** Data entries **
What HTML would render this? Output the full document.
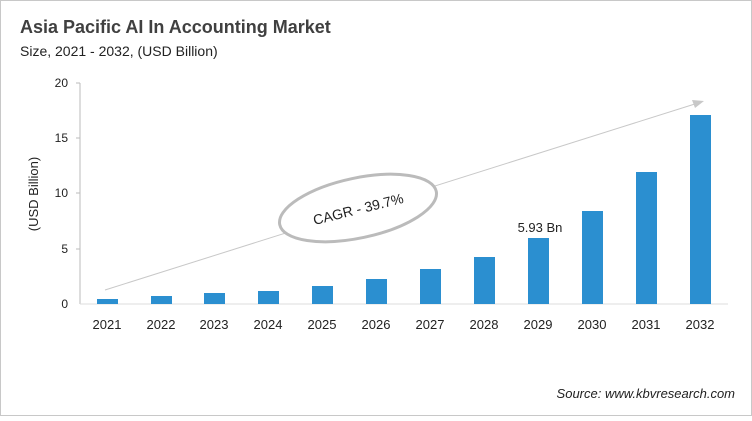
<!DOCTYPE html>
<html><head><style>
body{margin:0;background:#fff;}
svg text{font-family:"Liberation Sans",sans-serif;}
</style></head><body>
<svg width="752" height="416" xmlns="http://www.w3.org/2000/svg">
<rect x="0.5" y="0.5" width="751" height="415" fill="#fff" stroke="#c8c8c8"/>
<text x="20" y="33" font-size="18" font-weight="bold" fill="#404040">Asia Pacific AI In Accounting Market</text>
<text x="20" y="56" font-size="14" fill="#222">Size, 2021 - 2032, (USD Billion)</text>
<line x1="80" y1="83" x2="80" y2="304" stroke="#bbb"/>
<line x1="80" y1="304" x2="728" y2="304" stroke="#ddd"/>
<g font-size="12" fill="#222" text-anchor="end">
<text x="68" y="87">20</text><text x="68" y="142">15</text><text x="68" y="197">10</text><text x="68" y="253">5</text><text x="68" y="308">0</text>
</g>
<g stroke="#bbb"><line x1="76" y1="83" x2="80" y2="83"/><line x1="76" y1="138" x2="80" y2="138"/><line x1="76" y1="193" x2="80" y2="193"/><line x1="76" y1="249" x2="80" y2="249"/></g>
<text transform="translate(38,194) rotate(-90)" font-size="13" fill="#222" text-anchor="middle">(USD Billion)</text>
<line x1="105" y1="290" x2="698" y2="103" stroke="#c8c8c8"/>
<polygon points="704,101 692,100 695,108" fill="#c8c8c8"/>
<ellipse cx="358" cy="208" rx="80" ry="30" transform="rotate(-12 358 208)" fill="#fff" stroke="#bbb" stroke-width="3"/>
<text x="358" y="214" font-size="14" fill="#222" text-anchor="middle" transform="rotate(-14 358 208)">CAGR - 39.7%</text>
<g fill="#2b8fd0">
<rect x="97" y="299" width="21" height="5"/>
<rect x="151" y="296" width="21" height="8"/>
<rect x="204" y="293" width="21" height="11"/>
<rect x="258" y="291" width="21" height="13"/>
<rect x="312" y="286" width="21" height="18"/>
<rect x="366" y="279" width="21" height="25"/>
<rect x="420" y="269" width="21" height="35"/>
<rect x="474" y="257" width="21" height="47"/>
<rect x="528" y="238" width="21" height="66"/>
<rect x="582" y="211" width="21" height="93"/>
<rect x="636" y="172" width="21" height="132"/>
<rect x="690" y="115" width="21" height="189"/>
</g>
<text x="540" y="232" font-size="13" fill="#222" text-anchor="middle">5.93 Bn</text>
<g font-size="13" fill="#222" text-anchor="middle">
<text x="107" y="329">2021</text><text x="161" y="329">2022</text><text x="214" y="329">2023</text><text x="268" y="329">2024</text><text x="322" y="329">2025</text><text x="376" y="329">2026</text><text x="430" y="329">2027</text><text x="484" y="329">2028</text><text x="538" y="329">2029</text><text x="592" y="329">2030</text><text x="646" y="329">2031</text><text x="700" y="329">2032</text>
</g>
<text x="735" y="398" font-size="13" font-style="italic" fill="#222" text-anchor="end">Source: www.kbvresearch.com</text>
</svg>
</body></html>
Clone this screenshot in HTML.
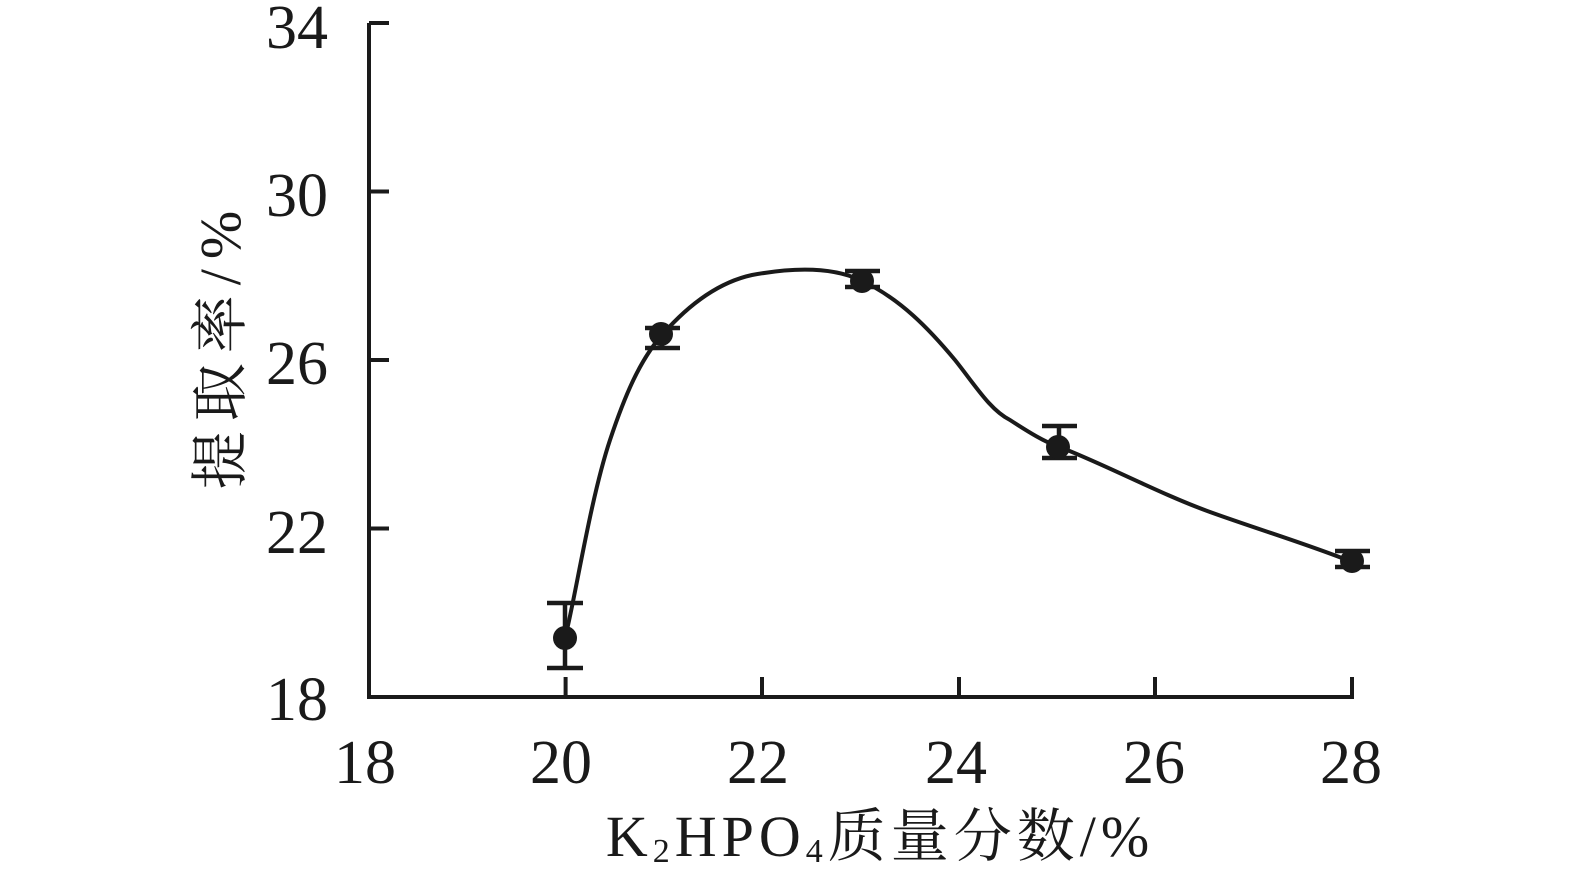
<!DOCTYPE html>
<html><head><meta charset="utf-8"><style>body{margin:0;background:#fff}</style></head><body>
<svg width="1575" height="874" viewBox="0 0 1575 874" xmlns="http://www.w3.org/2000/svg" style="display:block">
<g stroke="#1a1a1a" stroke-width="4" fill="none">
<polyline points="369,23 369,697 1354,697"/>
<line x1="369" y1="23" x2="389" y2="23"/><line x1="369" y1="191.5" x2="389" y2="191.5"/>
<line x1="369" y1="360" x2="389" y2="360"/><line x1="369" y1="528.5" x2="389" y2="528.5"/>
<line x1="565.6" y1="697" x2="565.6" y2="677"/><line x1="762" y1="697" x2="762" y2="677"/>
<line x1="959" y1="697" x2="959" y2="677"/><line x1="1155" y1="697" x2="1155" y2="677"/>
<line x1="1352" y1="697" x2="1352" y2="677"/>
<path d="M565,638 C575,600 590,500 610,440 C625,395 640,360 662,335 C690,303 720,282 752,275 C790,268 830,266 860,280 C900,298 930,330 955,360 C975,385 990,410 1010,420 C1030,433 1045,442 1057,446 C1100,462 1160,494 1210,512 C1260,530 1310,545 1352,562"/>
<g stroke-width="4.5">
<line x1="565" y1="603" x2="565" y2="668"/><line x1="547" y1="603" x2="583" y2="603"/><line x1="547" y1="668" x2="583" y2="668"/>
<line x1="662" y1="328" x2="662" y2="348"/><line x1="645" y1="328" x2="680" y2="328"/><line x1="645" y1="348" x2="680" y2="348"/>
<line x1="862" y1="271" x2="862" y2="287"/><line x1="845" y1="271" x2="880" y2="271"/><line x1="845" y1="287" x2="880" y2="287"/>
<line x1="1059" y1="426" x2="1059" y2="458"/><line x1="1042" y1="426" x2="1077" y2="426"/><line x1="1042" y1="458" x2="1077" y2="458"/>
<line x1="1352" y1="551" x2="1352" y2="567"/><line x1="1335" y1="551" x2="1370" y2="551"/><line x1="1335" y1="567" x2="1370" y2="567"/>
</g></g>
<g fill="#1a1a1a">
<circle cx="565" cy="638" r="12"/><circle cx="661" cy="334" r="12"/><circle cx="862" cy="281" r="12"/>
<circle cx="1058" cy="447" r="12"/><circle cx="1352" cy="561" r="12"/>
</g>
<g font-family="Liberation Serif, serif" font-size="62" fill="#1a1a1a" text-anchor="end">
<text x="328" y="48">34</text><text x="328" y="216">30</text><text x="328" y="384">26</text>
<text x="328" y="553">22</text><text x="328" y="720">18</text>
</g>
<g font-family="Liberation Serif, serif" font-size="62" fill="#1a1a1a" text-anchor="middle">
<text x="365" y="783">18</text><text x="561" y="783">20</text><text x="758" y="783">22</text>
<text x="956" y="783">24</text><text x="1154" y="783">26</text><text x="1351" y="783">28</text>
</g>
<text x="880" y="856" text-anchor="middle" font-family="Liberation Serif, 'Noto Serif CJK SC', serif" font-size="58" letter-spacing="5" fill="#1a1a1a">K<tspan font-size="34" dy="6">2</tspan><tspan dy="-6">HPO</tspan><tspan font-size="34" dy="6">4</tspan><tspan dy="-6">质量分数/%</tspan></text>
<text transform="translate(240,345) rotate(-90)" text-anchor="middle" font-family="Liberation Serif, 'Noto Serif CJK SC', serif" font-size="58" letter-spacing="10" fill="#1a1a1a">提取率/%</text>
</svg>
</body></html>
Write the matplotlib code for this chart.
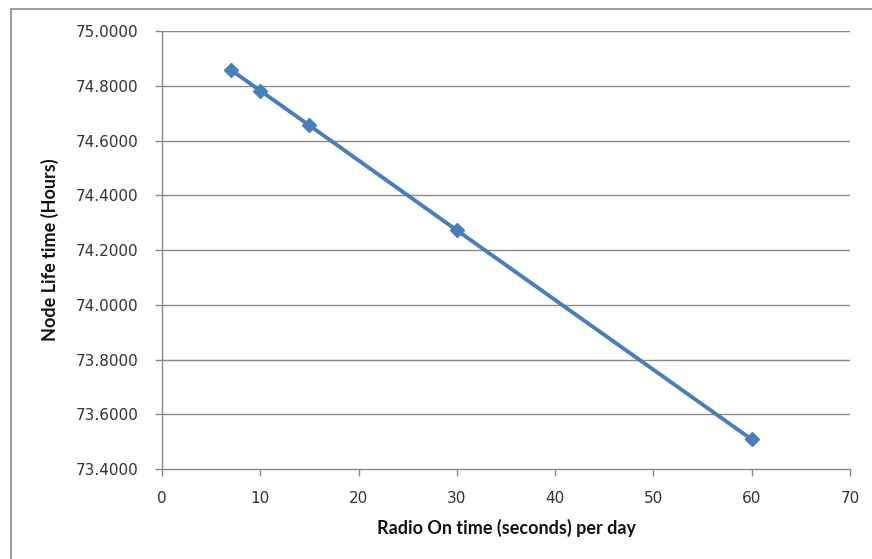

** What this task involves **
Your copy of the data above should match it exactly, except that pictures are left out.

** Answer below **
What HTML would render this? Output the full document.
<!DOCTYPE html>
<html><head><style>
body{margin:0;background:#fff;}
svg text{font-family:"Liberation Sans",sans-serif;}
</style></head><body>
<svg width="752" height="416" xmlns="http://www.w3.org/2000/svg">
<rect x="0.5" y="0.5" width="751" height="415" fill="#fff" stroke="#c8c8c8"/>
<text x="20" y="33" font-size="18" font-weight="bold" fill="#404040">Asia Pacific AI In Accounting Market</text>
<text x="20" y="56" font-size="14" fill="#222">Size, 2021 - 2032, (USD Billion)</text>
<line x1="80" y1="83" x2="80" y2="304" stroke="#bbb"/>
<line x1="80" y1="304" x2="728" y2="304" stroke="#ddd"/>
<g font-size="12" fill="#222" text-anchor="end">
<text x="68" y="87">20</text><text x="68" y="142">15</text><text x="68" y="197">10</text><text x="68" y="253">5</text><text x="68" y="308">0</text>
</g>
<g stroke="#bbb"><line x1="76" y1="83" x2="80" y2="83"/><line x1="76" y1="138" x2="80" y2="138"/><line x1="76" y1="193" x2="80" y2="193"/><line x1="76" y1="249" x2="80" y2="249"/></g>
<text transform="translate(38,194) rotate(-90)" font-size="13" fill="#222" text-anchor="middle">(USD Billion)</text>
<line x1="105" y1="290" x2="698" y2="103" stroke="#c8c8c8"/>
<polygon points="704,101 692,100 695,108" fill="#c8c8c8"/>
<ellipse cx="358" cy="208" rx="80" ry="30" transform="rotate(-12 358 208)" fill="#fff" stroke="#bbb" stroke-width="3"/>
<text x="358" y="214" font-size="14" fill="#222" text-anchor="middle" transform="rotate(-14 358 208)">CAGR - 39.7%</text>
<g fill="#2b8fd0">
<rect x="97" y="299" width="21" height="5"/>
<rect x="151" y="296" width="21" height="8"/>
<rect x="204" y="293" width="21" height="11"/>
<rect x="258" y="291" width="21" height="13"/>
<rect x="312" y="286" width="21" height="18"/>
<rect x="366" y="279" width="21" height="25"/>
<rect x="420" y="269" width="21" height="35"/>
<rect x="474" y="257" width="21" height="47"/>
<rect x="528" y="238" width="21" height="66"/>
<rect x="582" y="211" width="21" height="93"/>
<rect x="636" y="172" width="21" height="132"/>
<rect x="690" y="115" width="21" height="189"/>
</g>
<text x="540" y="232" font-size="13" fill="#222" text-anchor="middle">5.93 Bn</text>
<g font-size="13" fill="#222" text-anchor="middle">
<text x="107" y="329">2021</text><text x="161" y="329">2022</text><text x="214" y="329">2023</text><text x="268" y="329">2024</text><text x="322" y="329">2025</text><text x="376" y="329">2026</text><text x="430" y="329">2027</text><text x="484" y="329">2028</text><text x="538" y="329">2029</text><text x="592" y="329">2030</text><text x="646" y="329">2031</text><text x="700" y="329">2032</text>
</g>
<text x="735" y="398" font-size="13" font-style="italic" fill="#222" text-anchor="end">Source: www.kbvresearch.com</text>
</svg>
</body></html>
Clone this screenshot in HTML.
<!DOCTYPE html>
<html><head><meta charset="utf-8"><style>body{margin:0;background:#fff}</style></head><body>
<svg width="1575" height="874" viewBox="0 0 1575 874" xmlns="http://www.w3.org/2000/svg" style="display:block">
<g stroke="#1a1a1a" stroke-width="4" fill="none">
<polyline points="369,23 369,697 1354,697"/>
<line x1="369" y1="23" x2="389" y2="23"/><line x1="369" y1="191.5" x2="389" y2="191.5"/>
<line x1="369" y1="360" x2="389" y2="360"/><line x1="369" y1="528.5" x2="389" y2="528.5"/>
<line x1="565.6" y1="697" x2="565.6" y2="677"/><line x1="762" y1="697" x2="762" y2="677"/>
<line x1="959" y1="697" x2="959" y2="677"/><line x1="1155" y1="697" x2="1155" y2="677"/>
<line x1="1352" y1="697" x2="1352" y2="677"/>
<path d="M565,638 C575,600 590,500 610,440 C625,395 640,360 662,335 C690,303 720,282 752,275 C790,268 830,266 860,280 C900,298 930,330 955,360 C975,385 990,410 1010,420 C1030,433 1045,442 1057,446 C1100,462 1160,494 1210,512 C1260,530 1310,545 1352,562"/>
<g stroke-width="4.5">
<line x1="565" y1="603" x2="565" y2="668"/><line x1="547" y1="603" x2="583" y2="603"/><line x1="547" y1="668" x2="583" y2="668"/>
<line x1="662" y1="328" x2="662" y2="348"/><line x1="645" y1="328" x2="680" y2="328"/><line x1="645" y1="348" x2="680" y2="348"/>
<line x1="862" y1="271" x2="862" y2="287"/><line x1="845" y1="271" x2="880" y2="271"/><line x1="845" y1="287" x2="880" y2="287"/>
<line x1="1059" y1="426" x2="1059" y2="458"/><line x1="1042" y1="426" x2="1077" y2="426"/><line x1="1042" y1="458" x2="1077" y2="458"/>
<line x1="1352" y1="551" x2="1352" y2="567"/><line x1="1335" y1="551" x2="1370" y2="551"/><line x1="1335" y1="567" x2="1370" y2="567"/>
</g></g>
<g fill="#1a1a1a">
<circle cx="565" cy="638" r="12"/><circle cx="661" cy="334" r="12"/><circle cx="862" cy="281" r="12"/>
<circle cx="1058" cy="447" r="12"/><circle cx="1352" cy="561" r="12"/>
</g>
<g font-family="Liberation Serif, serif" font-size="62" fill="#1a1a1a" text-anchor="end">
<text x="328" y="48">34</text><text x="328" y="216">30</text><text x="328" y="384">26</text>
<text x="328" y="553">22</text><text x="328" y="720">18</text>
</g>
<g font-family="Liberation Serif, serif" font-size="62" fill="#1a1a1a" text-anchor="middle">
<text x="365" y="783">18</text><text x="561" y="783">20</text><text x="758" y="783">22</text>
<text x="956" y="783">24</text><text x="1154" y="783">26</text><text x="1351" y="783">28</text>
</g>
<text x="880" y="856" text-anchor="middle" font-family="Liberation Serif, 'Noto Serif CJK SC', serif" font-size="58" letter-spacing="5" fill="#1a1a1a">K<tspan font-size="34" dy="6">2</tspan><tspan dy="-6">HPO</tspan><tspan font-size="34" dy="6">4</tspan><tspan dy="-6">质量分数/%</tspan></text>
<text transform="translate(240,345) rotate(-90)" text-anchor="middle" font-family="Liberation Serif, 'Noto Serif CJK SC', serif" font-size="58" letter-spacing="10" fill="#1a1a1a">提取率/%</text>
</svg>
</body></html>
Write the matplotlib code for this chart.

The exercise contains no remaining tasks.